(Data entries)
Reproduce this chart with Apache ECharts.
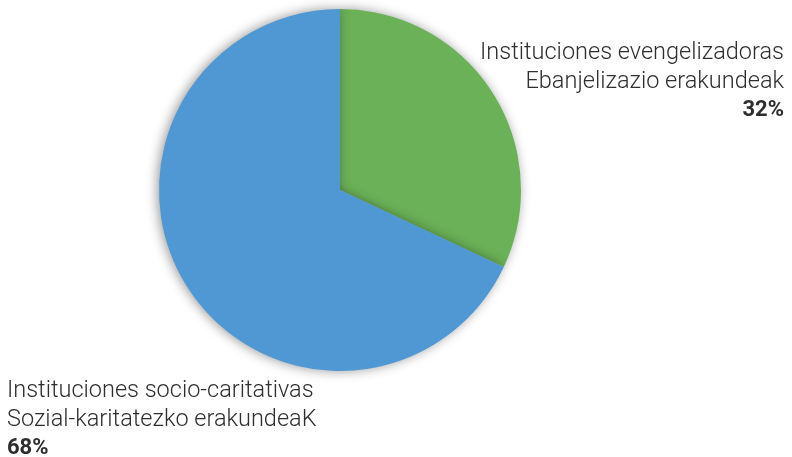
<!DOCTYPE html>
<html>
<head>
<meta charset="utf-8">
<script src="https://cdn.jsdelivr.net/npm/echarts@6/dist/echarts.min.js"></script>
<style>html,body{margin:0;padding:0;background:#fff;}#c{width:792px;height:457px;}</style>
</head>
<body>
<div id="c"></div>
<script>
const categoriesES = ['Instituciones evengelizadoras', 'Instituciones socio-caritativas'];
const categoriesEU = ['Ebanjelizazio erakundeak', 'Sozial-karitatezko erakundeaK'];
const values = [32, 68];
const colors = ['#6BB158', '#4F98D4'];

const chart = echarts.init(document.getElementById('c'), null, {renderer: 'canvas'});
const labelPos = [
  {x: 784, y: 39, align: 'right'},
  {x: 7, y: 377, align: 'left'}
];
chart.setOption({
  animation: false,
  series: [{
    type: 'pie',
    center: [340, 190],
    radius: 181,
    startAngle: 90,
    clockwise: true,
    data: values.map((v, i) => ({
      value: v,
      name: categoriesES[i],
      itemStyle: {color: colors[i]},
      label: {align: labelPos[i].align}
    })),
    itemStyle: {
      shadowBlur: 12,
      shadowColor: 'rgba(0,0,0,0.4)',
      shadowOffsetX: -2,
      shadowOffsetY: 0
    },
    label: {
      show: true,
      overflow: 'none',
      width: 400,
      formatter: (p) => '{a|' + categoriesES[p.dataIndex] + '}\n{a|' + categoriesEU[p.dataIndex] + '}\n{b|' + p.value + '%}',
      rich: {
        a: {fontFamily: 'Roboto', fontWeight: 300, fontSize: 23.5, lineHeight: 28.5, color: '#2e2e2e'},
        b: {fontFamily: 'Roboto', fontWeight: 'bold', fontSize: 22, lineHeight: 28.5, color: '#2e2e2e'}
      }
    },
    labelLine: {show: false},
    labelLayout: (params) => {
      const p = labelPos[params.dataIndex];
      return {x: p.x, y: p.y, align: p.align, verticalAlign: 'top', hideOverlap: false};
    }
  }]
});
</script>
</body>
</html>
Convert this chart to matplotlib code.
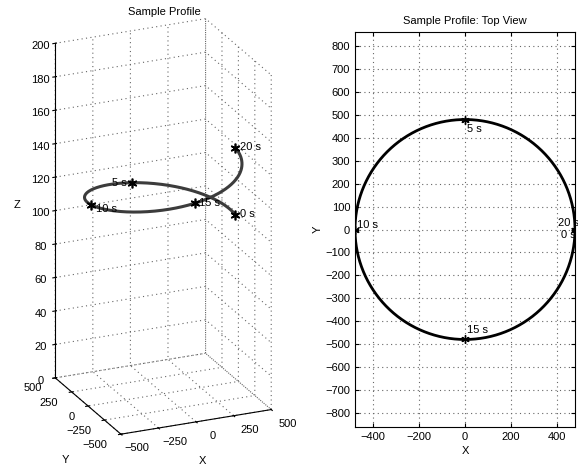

-- GIVEN EXERCISE --
Write out the material above once more, exactly as it reads, with no pictures.

-- FINISHED ANSWER --
Reproduce this chart with Apache ECharts.
<!DOCTYPE html>
<html>
<head>
<meta charset="utf-8">
<script src="https://cdn.jsdelivr.net/npm/echarts@6/dist/echarts.min.js"></script>
<style>html,body{margin:0;padding:0;background:#fff;}#c{width:792px;height:457px;}</style>
</head>
<body>
<div id="c"></div>
<script>
const categoriesES = ['Instituciones evengelizadoras', 'Instituciones socio-caritativas'];
const categoriesEU = ['Ebanjelizazio erakundeak', 'Sozial-karitatezko erakundeaK'];
const values = [32, 68];
const colors = ['#6BB158', '#4F98D4'];

const chart = echarts.init(document.getElementById('c'), null, {renderer: 'canvas'});
const labelPos = [
  {x: 784, y: 39, align: 'right'},
  {x: 7, y: 377, align: 'left'}
];
chart.setOption({
  animation: false,
  series: [{
    type: 'pie',
    center: [340, 190],
    radius: 181,
    startAngle: 90,
    clockwise: true,
    data: values.map((v, i) => ({
      value: v,
      name: categoriesES[i],
      itemStyle: {color: colors[i]},
      label: {align: labelPos[i].align}
    })),
    itemStyle: {
      shadowBlur: 12,
      shadowColor: 'rgba(0,0,0,0.4)',
      shadowOffsetX: -2,
      shadowOffsetY: 0
    },
    label: {
      show: true,
      overflow: 'none',
      width: 400,
      formatter: (p) => '{a|' + categoriesES[p.dataIndex] + '}\n{a|' + categoriesEU[p.dataIndex] + '}\n{b|' + p.value + '%}',
      rich: {
        a: {fontFamily: 'Roboto', fontWeight: 300, fontSize: 23.5, lineHeight: 28.5, color: '#2e2e2e'},
        b: {fontFamily: 'Roboto', fontWeight: 'bold', fontSize: 22, lineHeight: 28.5, color: '#2e2e2e'}
      }
    },
    labelLine: {show: false},
    labelLayout: (params) => {
      const p = labelPos[params.dataIndex];
      return {x: p.x, y: p.y, align: p.align, verticalAlign: 'top', hideOverlap: false};
    }
  }]
});
</script>
</body>
</html>
Convert this chart to matplotlib code.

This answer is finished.